Returning back to previous levels in games is a common thing, I know. But returning back to previous levels and trying to play them backwards can be disorienting, confusing, and frustrating. Puzzles I’d solved hours earlier were now half solved coming from the other direction, and I found myself walking around the same sections of the same levels over and over again, trying to find my way back down. It was difficult to maneuver backwards because without markers, without the forward momentum of the monitor eyes, I felt listless and confused, unable to decide which direction to take. The levels became confusing shells, trapping me as I wandered, trying to find the exit to the floors below.
I finished what the game asked of me, thinking that now, here I was, at the end of the game. I was surprised and deflated to find I had another ten floors to play, each one more deadly and complicated than the last. At the end of that, I didn’t get my hopes up, so when yet another section of game opened up – culminating in an ending that made little sense and was undermined but what had already transpired at the end of the previous section – I was unsurprised. I slogged through the ending, watched the credits, and was both unmoved and unimpressed by the final cutscene.

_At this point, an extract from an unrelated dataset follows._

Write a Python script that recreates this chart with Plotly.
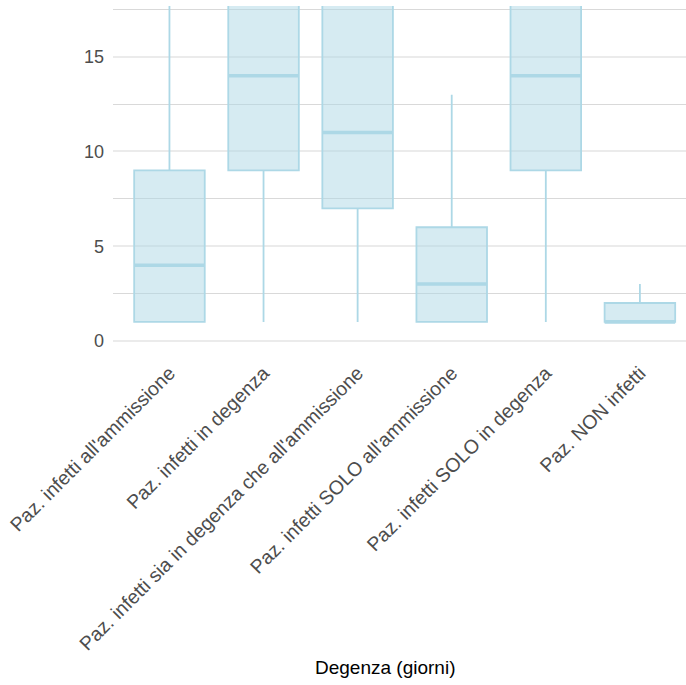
import plotly.graph_objects as go

# Length-of-stay distribution (days) per patient group
categories = [
    "Paz. infetti all'ammissione",
    "Paz. infetti in degenza",
    "Paz. infetti sia in degenza che all'ammissione",
    "Paz. infetti SOLO all'ammissione",
    "Paz. infetti SOLO in degenza",
    "Paz. NON infetti",
]
lower_fence = [1, 1, 1, 1, 1, 1]
q1_vals = [1, 9, 7, 1, 9, 1]
median_vals = [4, 14, 11, 3, 14, 1]
q3_vals = [9, 24, 20, 6, 24, 2]
upper_fence = [21, 45, 39, 13, 45, 3]

y_ticks = [0, 5, 10, 15]

LINE = "#add8e6"
FILL = "rgba(173,216,230,0.5)"
FONT = "Liberation Sans, Arial, sans-serif"

fig = go.Figure()

# Boxes with whiskers
fig.add_trace(go.Box(
    x=categories,
    q1=q1_vals, median=median_vals, q3=q3_vals,
    lowerfence=lower_fence, upperfence=upper_fence,
    boxpoints=False,
    width=0.75,
    whiskerwidth=0,
    fillcolor=FILL,
    line=dict(color=LINE, width=1.8),
    showlegend=False,
    hoverinfo="skip",
))

# Heavier median bar drawn on top of each box
fig.add_trace(go.Box(
    x=categories,
    q1=median_vals, median=median_vals, q3=median_vals,
    lowerfence=median_vals, upperfence=median_vals,
    boxpoints=False,
    width=0.75,
    whiskerwidth=0,
    fillcolor="rgba(0,0,0,0)",
    line=dict(color=LINE, width=3.5),
    showlegend=False,
    hoverinfo="skip",
))

fig.update_layout(
    width=686, height=685,
    margin=dict(l=113, r=0, t=6, b=328),
    paper_bgcolor="white",
    plot_bgcolor="white",
    boxmode="overlay",
    font=dict(family=FONT, color="#4d4d4d", size=18),
    xaxis=dict(
        type="category",
        range=[-0.6, 5.49],
        showgrid=False,
        zeroline=False,
        showline=False,
        tickangle=-45,
        ticks="",
        tickfont=dict(family=FONT, size=19.5, color="#4d4d4d"),
    ),
    yaxis=dict(
        range=[-0.85, 17.68],
        tickvals=y_ticks,
        showgrid=True,
        gridcolor="#ebebeb",
        gridwidth=2,
        minor=dict(dtick=2.5, tick0=0, showgrid=True, gridcolor="#d9d9d9", gridwidth=1),
        zeroline=False,
        showline=False,
        ticks="",
        ticklabelstandoff=8,
        tickfont=dict(family=FONT, size=18, color="#4d4d4d"),
    ),
    annotations=[dict(
        text="Degenza (giorni)",
        xref="paper", yref="paper",
        x=0.475, y=-0.885,
        xanchor="center", yanchor="middle",
        showarrow=False,
        font=dict(family=FONT, size=19, color="black"),
    )],
)

fig.write_html("out.html")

Disappointment plagued me for the last six hours of a 16 hour game. I confess to suffering from endgame syndrome on previous occasions, but typically with games that were 25-hour-long RPGs. The empty repetition, the needlessly tacked on levels, and the lack of a coherent story made Lost In Shadow nearly unplayable. It felt like – and I do not say this to be ironic – the shadow of a game.

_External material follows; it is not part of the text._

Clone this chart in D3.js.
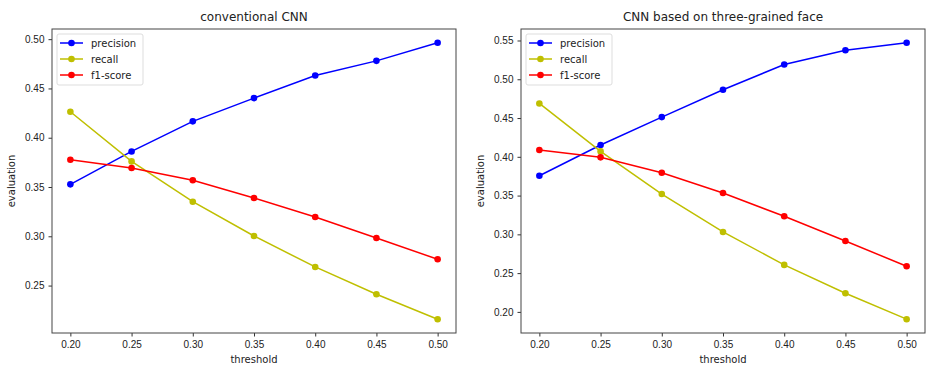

The game does have some positive aspects to it, though. The graphics are stunning, and the way the shadow of the boy travels on the background of each level can be breathtaking. The developers outdid themselves with their dedication to how accurately portrayed the shadows are. The music, too, is haunting – at times barely discernible, simultaneously echoing and absorbing the game’s profound loneliness. But unlike games like Ico, in which loneliness and vastness of space are successfully achieved, Lost In Shadow has failed to provide a convincing atmosphere.
Lost In Shadow is a game with much potential, but it is stopped short by its shallowness. Without a story, even solid gameplay and amazing graphics can’t give it the depth it needs to be a success. Despite my harsh criticism, I’m glad I finally got to play it – but I wish it had been able to give me more than an urge to chuck my nunchuk. Those out there who are nostalgic for a game with a high difficulty setting and precision timing for platforming and fighting monsters, who also have 12-16 hours and own a Wii, should consider getting it, or at least renting it. Casual gamers and those faint of heart should not.
Review Disclosure: A retail copy of Lost In Shadow was purchased by Warp Zoned for the purposes of this review.